As you have seen, every mutation of a gene creates a new alleles. But the significance of these alternative alleles is dependant on the cell type they appear in, namely germline or soma. Mutations that happen in a somatic cell ,for example in the bone marrow or liver, may:

• change the apperance of the cell
• damage the cell
• make the cell cancerous
• kill the cell

Often the mutations have no visible effect at all becasue they don't change the protein like in example number 3. Or they happen in an area of the DNA where there is no gene. The ultimate fate of that somatic mutation is to disappear when the organism in which it occurred dies. In this case the new allele disappears.

However, mutations in a germline cell will be found in every cell descendend from the zygote to which the mutant gamete contributed.

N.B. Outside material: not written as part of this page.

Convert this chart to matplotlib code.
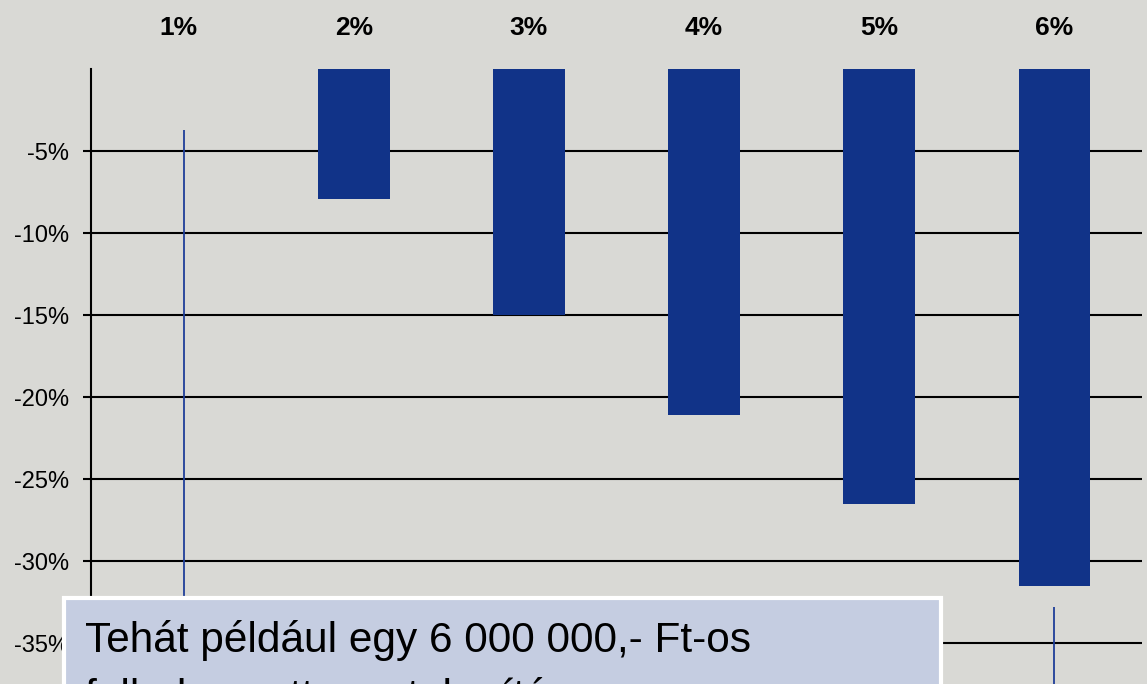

That means every cell of the offspring will contain the mutation, including the gametes. So if the owner is able to reproduce, the new allele will be passed on to the next generation and from there to the following and so on. As it was explained in the beginning this new allele might be responsible for a new features like new hair-color of a human or insecticide restitance in insects. In these cases, the phenotypes of the corresponding alleles are distinguishable from the original wild-type allele. But most new alleles that arise in nature do not have a phenotype and therefore have no effect. These alleles are so-called neutral mutations. Interestingly, depending on the environment and the point of time, an allele can be neutral in one situation, but beneficial in another.